The best average approach is also to split the possibilities in half each time. With the handedness example, you learn more if the answer is “yes,” but there’s only a 10% change that the answer is yes. There’s a 10% chance of gaining 3.322 bits of information, but a 90% chance of only gaining 0.152 bits. So the expected number of bits, the entropy, is 0.469 bits. Entropy is maximized when all outcomes are equally likely. That means you can’t learn more than 1 bit of information on average from a yes/no question, and you learn the most when both possibilities are equally likely.

Now suppose you want to ask about height and sex. As in the previous post, we assume men and women’s heights are normally distributed with means 70 and 64 inches respectively, and both have standard deviation 3 inches.

If you ask whether a person is taller than 67 inches, you split a mixed population of men and women in half. You will learn 1 bit of information from this question, but you’ve put yourself in a suboptimal position for the next question.
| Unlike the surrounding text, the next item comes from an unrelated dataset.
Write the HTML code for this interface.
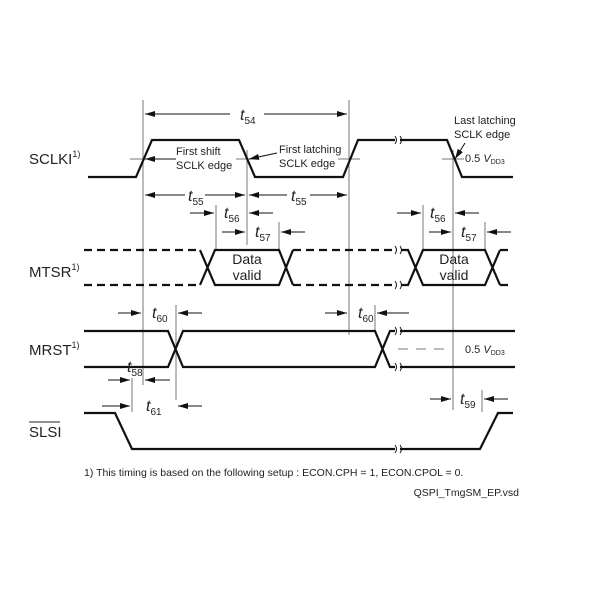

A height of at least 67 inches half of the adult population in general, but it selects a majority of men and a minority of women. And as we discussed above, uneven splits are suboptimal, in the worst case and on average.

If you’re going to ask about height and sex, ask about sex first. If the person is female, ask next whether her height is above 64 inches. But if the person is male, ask whether his height is above 70 inches. That is, you want to split the population evenly at each step conditioning on your previous answer. A cutoff of 67 inches is optimal unconditionally, but suboptimal if you condition on sex.

The optimal strategy for Twenty Questions is to ask a question with probability of 1/2 being true, conditional on all previous data. You might get lucky with uneven conditional splits, but on average, and in the worst case, you won’t do as well.